*WHAT THE TASK ASKS*
For this exercise, repeat all of the material verbatim apart from its images.

--- --- ---

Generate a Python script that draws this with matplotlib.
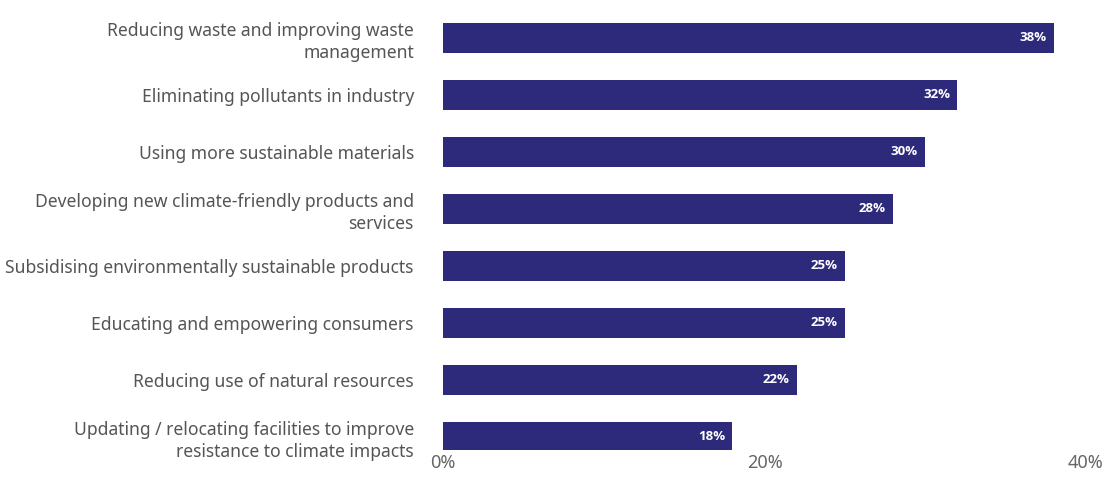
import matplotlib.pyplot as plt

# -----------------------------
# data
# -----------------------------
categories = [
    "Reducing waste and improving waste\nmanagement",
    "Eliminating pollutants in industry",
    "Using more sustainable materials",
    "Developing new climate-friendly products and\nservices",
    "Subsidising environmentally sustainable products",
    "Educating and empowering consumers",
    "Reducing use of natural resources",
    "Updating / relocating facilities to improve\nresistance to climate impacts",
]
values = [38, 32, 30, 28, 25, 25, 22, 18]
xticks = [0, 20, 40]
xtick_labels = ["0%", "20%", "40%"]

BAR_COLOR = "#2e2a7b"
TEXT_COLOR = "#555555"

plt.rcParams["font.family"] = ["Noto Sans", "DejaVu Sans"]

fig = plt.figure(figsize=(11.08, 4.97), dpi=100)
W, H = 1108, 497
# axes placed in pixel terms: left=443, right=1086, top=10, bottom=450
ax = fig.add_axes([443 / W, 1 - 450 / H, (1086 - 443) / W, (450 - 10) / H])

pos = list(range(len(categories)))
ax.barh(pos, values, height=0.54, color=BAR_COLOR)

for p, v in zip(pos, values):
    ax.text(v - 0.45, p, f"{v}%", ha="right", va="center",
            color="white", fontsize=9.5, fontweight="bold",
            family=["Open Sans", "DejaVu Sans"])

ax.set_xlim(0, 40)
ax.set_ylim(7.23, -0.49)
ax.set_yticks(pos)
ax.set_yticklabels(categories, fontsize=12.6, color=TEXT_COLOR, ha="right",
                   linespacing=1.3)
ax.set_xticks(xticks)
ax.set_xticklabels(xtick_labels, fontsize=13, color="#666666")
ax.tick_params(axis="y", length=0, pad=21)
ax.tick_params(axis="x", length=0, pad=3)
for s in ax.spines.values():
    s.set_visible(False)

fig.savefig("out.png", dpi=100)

--- --- ---

*SOLUTION*
Generate a Python script that draws this with matplotlib.
import matplotlib.pyplot as plt

# -----------------------------
# data
# -----------------------------
categories = [
    "Reducing waste and improving waste\nmanagement",
    "Eliminating pollutants in industry",
    "Using more sustainable materials",
    "Developing new climate-friendly products and\nservices",
    "Subsidising environmentally sustainable products",
    "Educating and empowering consumers",
    "Reducing use of natural resources",
    "Updating / relocating facilities to improve\nresistance to climate impacts",
]
values = [38, 32, 30, 28, 25, 25, 22, 18]
xticks = [0, 20, 40]
xtick_labels = ["0%", "20%", "40%"]

BAR_COLOR = "#2e2a7b"
TEXT_COLOR = "#555555"

plt.rcParams["font.family"] = ["Noto Sans", "DejaVu Sans"]

fig = plt.figure(figsize=(11.08, 4.97), dpi=100)
W, H = 1108, 497
# axes placed in pixel terms: left=443, right=1086, top=10, bottom=450
ax = fig.add_axes([443 / W, 1 - 450 / H, (1086 - 443) / W, (450 - 10) / H])

pos = list(range(len(categories)))
ax.barh(pos, values, height=0.54, color=BAR_COLOR)

for p, v in zip(pos, values):
    ax.text(v - 0.45, p, f"{v}%", ha="right", va="center",
            color="white", fontsize=9.5, fontweight="bold",
            family=["Open Sans", "DejaVu Sans"])

ax.set_xlim(0, 40)
ax.set_ylim(7.23, -0.49)
ax.set_yticks(pos)
ax.set_yticklabels(categories, fontsize=12.6, color=TEXT_COLOR, ha="right",
                   linespacing=1.3)
ax.set_xticks(xticks)
ax.set_xticklabels(xtick_labels, fontsize=13, color="#666666")
ax.tick_params(axis="y", length=0, pad=21)
ax.tick_params(axis="x", length=0, pad=3)
for s in ax.spines.values():
    s.set_visible(False)

fig.savefig("out.png", dpi=100)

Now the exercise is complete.